Search This Blog

Sunday, February 4, 2007

February Movie Reviews

I didn't have any brilliant ideas on a symbol to rate the movies (ideas anyone?), but I did at least put them in order of my preference for them, best to least.

LIVES OF OTHERS. This German film takes place in 1984 East Berlin, when the Secret Police (the Stasi) and their informants are spying on nearly all of their citizens. Georg, a successful playwright, isn't being spied on when the movie opens, but the Cultural Commissar has a crush on Georg's actress girlfriend Christa, and would like to see Georg out of the way. So, a Stasi Captain gets the job of eavesdropping on Georg and Christa, and it is expected that he will be able to find something that will put Georg on a sort of enemies-of-the-people list. Georg really tries to be apolitical and inoffensive, so it won't be easy to get "the goods" on him, but events change him, and he does become more political. At first the Stasi Captain is a true believer in what he is doing, a real drone for the government, with no life of his own, but the longer he eavesdrops on the couple, the more it has an affect on him. In an odd way, it makes him lonely when he realizes what deep relationships other people can have. And he begins to have qualms about what he will do to Georg and Christa if he informs on them. The movie is not just a political thriller, where you wonder whether Georg and Christa can evade the State's hooks, but also a look at how absolutely intimidating and soul-deadening it is to live in that kind of society. Quite good. Just won the Oscar for Best Foreign Language movie (although I would have voted for Pan's Labyrinth).

BREACH. Chris Cooper plays Robert Hanssen, an FBI agent who spies for the Soviets for years and years. When the movie opens, the FBI is on to him, and trying to catch him in the act of making a drop. One of the many tactics they employ is to assign young FBI staffer Eric O'Neill (Ryan Philippe) to be his clerk, and report on his every move. At first Eric doesn't see the point, and in fact begins to admire Hanssen, because Hanssen is brilliant man, and seems very devout in his love for God and country. But eventually Eric will see Hanssen for the egomaniac that he is, which makes it more and more difficult for Eric to maintain his cover. This isn't an edge-of-your-seat thriller, because the movie opens with John Ashcroft announcing in 2001 that they have arrested Hanssen, but it is still interesting to see the lengths the FBI had to go to to catch the guy.

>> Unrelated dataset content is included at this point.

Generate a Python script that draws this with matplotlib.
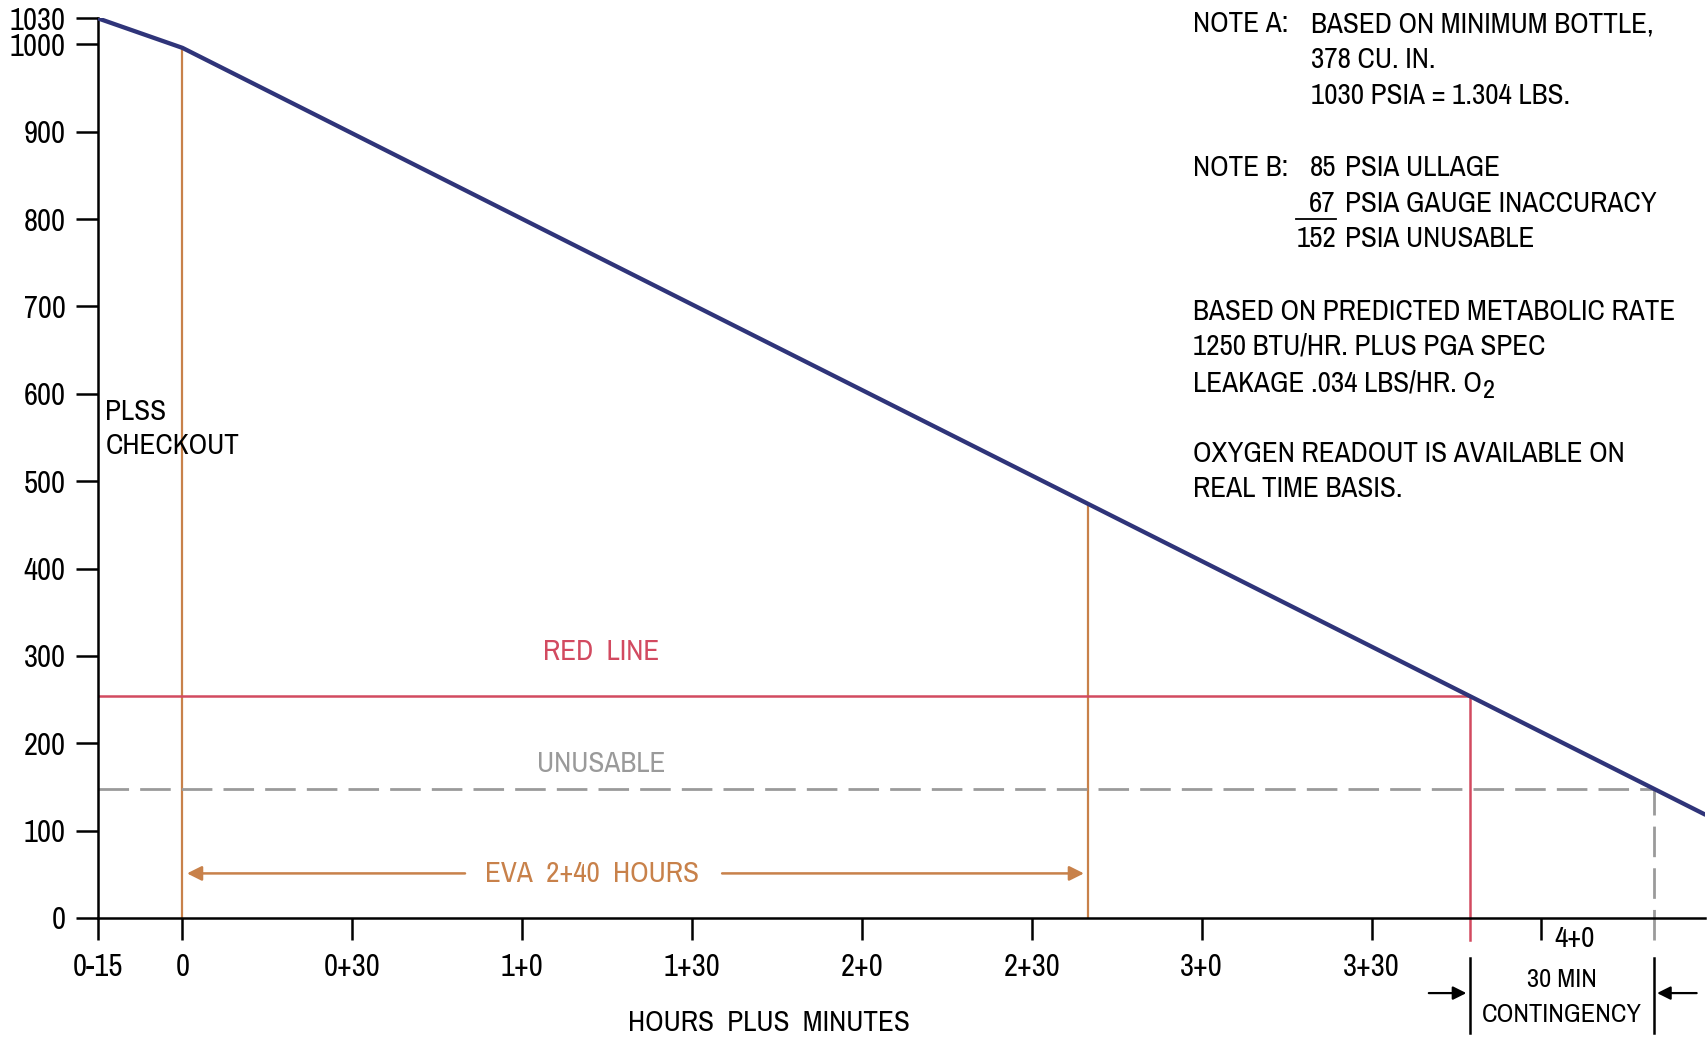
import numpy as np
import matplotlib
matplotlib.use("Agg")
import matplotlib.pyplot as plt
from matplotlib.lines import Line2D

plt.rcParams['font.family'] = ['Archivo Narrow', 'DejaVu Sans']
plt.rcParams['font.stretch'] = 'condensed'

# oxygen bottle pressure vs time (minutes from EVA start)
time_min = [-15, 0, 269]
pressure_psia = [1030, 996, 118]

red_line_psia = 254
unusable_psia = 148
eva_end_min = 160

x_ticks = [-15, 0, 30, 60, 90, 120, 150, 180, 210, 240]
x_labels = ['0-15', '0', '0+30', '1+0', '1+30', '2+0', '2+30', '3+0', '3+30', '']
y_ticks = [0, 100, 200, 300, 400, 500, 600, 700, 800, 900, 1000, 1030]

NAVY = '#2f3479'
ORANGE = '#c8814a'
RED = '#d24a60'
GRAY = '#9a9a9a'
FS = 21

fig = plt.figure(figsize=(17.08, 10.39), dpi=100)
ax = fig.add_axes([0.0571, 0.1165, 0.9409, 0.866])

# crossing times
red_min = np.interp(red_line_psia, pressure_psia[::-1], time_min[::-1])
unus_min = np.interp(unusable_psia, pressure_psia[::-1], time_min[::-1])
eva_top = np.interp(eva_end_min, time_min, pressure_psia)

ax.plot(time_min, pressure_psia, color=NAVY, lw=3.1, solid_capstyle='butt', zorder=5)

ax.plot([0, 0], [0, pressure_psia[1]], color=ORANGE, lw=1.6)
ax.plot([eva_end_min, eva_end_min], [0, eva_top], color=ORANGE, lw=1.6)

ax.plot([-15, red_min], [red_line_psia, red_line_psia], color=RED, lw=1.8)
ax.plot([red_min, red_min], [-25, red_line_psia], color=RED, lw=1.8, clip_on=False)

ax.plot([-15, unus_min], [unusable_psia, unusable_psia], color=GRAY, lw=2,
        dashes=(11, 4))
ax.plot([unus_min, unus_min], [-25, unusable_psia], color=GRAY, lw=2,
        dashes=(11, 4), clip_on=False)

ax.text(-13.6, 560, 'PLSS\nCHECKOUT', fontsize=FS, ha='left', va='center', linespacing=1.3)
ax.text(73.9, 305, 'RED  LINE', color=RED, fontsize=FS, ha='center', va='center')
ax.text(73.9, 177, 'UNUSABLE', color=GRAY, fontsize=FS, ha='center', va='center')
ax.text(72.4, 51, 'EVA  2+40  HOURS', color=ORANGE, fontsize=FS, ha='center', va='center')

arrow_kw = dict(arrowstyle='-|>', mutation_scale=22, lw=1.8, color=ORANGE, shrinkA=0, shrinkB=0)
ax.annotate('', xy=(0.8, 51), xytext=(49.9, 51), arrowprops=arrow_kw)
ax.annotate('', xy=(159.2, 51), xytext=(95.3, 51), arrowprops=arrow_kw)

# 30 min contingency bracket below the axis
for xv in [red_min, unus_min]:
    ax.plot([xv, xv], [-46, -132], color='black', lw=1.8, clip_on=False)
k_kw = dict(arrowstyle='-|>', mutation_scale=20, lw=1.6, color='black', shrinkA=0, shrinkB=0)
ax.annotate('', xy=(red_min - 0.6, -86), xytext=(220.1, -86), arrowprops=k_kw, annotation_clip=False)
ax.annotate('', xy=(unus_min + 0.6, -86), xytext=(267.4, -86), arrowprops=k_kw, annotation_clip=False)
ax.text((red_min + unus_min) / 2, -71, '30 MIN', fontsize=FS - 2, ha='center', va='center', clip_on=False)
ax.text((red_min + unus_min) / 2, -111, 'CONTINGENCY', fontsize=FS - 2, ha='center', va='center', clip_on=False)
ax.text(242.3, -24, '4+0', fontsize=FS, ha='left', va='center', clip_on=False)

ax.set_xlim(-15, 268.8)
ax.set_ylim(0, 1030)
ax.set_xticks(x_ticks)
ax.set_xticklabels(x_labels)
ax.set_yticks(y_ticks)
ax.tick_params(axis='both', labelsize=FS + 1, length=16, width=1.8, direction='out', pad=7)
ax.tick_params(axis='x', pad=9)
for side in ['top', 'right']:
    ax.spines[side].set_visible(False)
for side in ['left', 'bottom']:
    ax.spines[side].set_linewidth(1.8)

fig.text(0.45, 0.016, 'HOURS  PLUS  MINUTES', fontsize=FS, ha='center', va='center')

# notes in the upper right
W, H = 1708, 1039
def ftext(px, py, s, **kw):
    return fig.text(px / W, 1 - py / H, s, fontsize=FS, va='center', **kw)

ftext(1193, 24, 'NOTE A:')
ftext(1311, 24, 'BASED ON MINIMUM BOTTLE,')
ftext(1311, 60, '378 CU. IN.')
ftext(1311, 96, '1030 PSIA = 1.304 LBS.')
ftext(1193, 167, 'NOTE B:')
ftext(1336, 167, '85', ha='right')
ftext(1345, 167, 'PSIA ULLAGE')
ftext(1336, 203, '67', ha='right')
ftext(1345, 203, 'PSIA GAUGE INACCURACY')
ftext(1336, 239, '152', ha='right')
ftext(1345, 239, 'PSIA UNUSABLE')
fig.add_artist(Line2D([1296 / W, 1336 / W], [1 - 219 / H, 1 - 219 / H], color='black', lw=1.3))
ftext(1193, 311, 'BASED ON PREDICTED METABOLIC RATE')
ftext(1193, 346, '1250 BTU/HR. PLUS PGA SPEC')
leak = ftext(1193, 383, 'LEAKAGE .034 LBS/HR. O')
# subscript 2 of O2, sitting just after the O
ax.annotate('2', xy=(1.0, 0.5), xycoords=leak, xytext=(1, -8), textcoords='offset pixels',
            fontsize=FS - 2, ha='left', va='center', annotation_clip=False)
ftext(1193, 453, 'OXYGEN READOUT IS AVAILABLE ON')
ftext(1193, 489, 'REAL TIME BASIS.')

fig.savefig('out.png', dpi=100)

VENUS. Peter O'Toole stars as Maurice, an aging actor, not going gently into that good night. His days are filled with playing minor roles (i.e., dying guys) and hanging out with his old friends. One of those friends has his great-niece come to be his caretaker, but the guy doesn't like her and complains mightily to his friends about her. Maurice, the the other hand, becomes besotted by her, calling her Venus. I found his lust for her rather icky, being that she's maybe twenty and he's 80 or so. It was unpleasant watching him try to cop a feel (this isn't a comedy) when she's drunk. I get that he's trying to cling to youth, but still.... And she's actually quite unpleasant herself, ignorant, mean, and manipulative. So the first hour of the movie I didn't care for at all. But the movie takes at turn in a different direction in the last third, and I did quite like that part. So it was a weird experience.

MUSIC AND LYRICS. I like well-done romantic comedies (not that there are that many). And both Drew Barrymore and Hugh Grant have made good ones. In this one, Hugh is the former member of a 80's pop band (think Wham) who is reduced to playing places like Knott's Berry Farm. Drew is a wannabe writer. Hugh gets a chance to write a song for a Brittany-like (pre-bald) pop princess, but he doesn't write lyrics. And Drew comes along, and she has a gift for lyrics. Etc etc etc. It didn't really work for me. It's not truly awful, but has too few laughs, and they don't really have any chemistry together, so I wouldn't actually even watch it again for free on TV.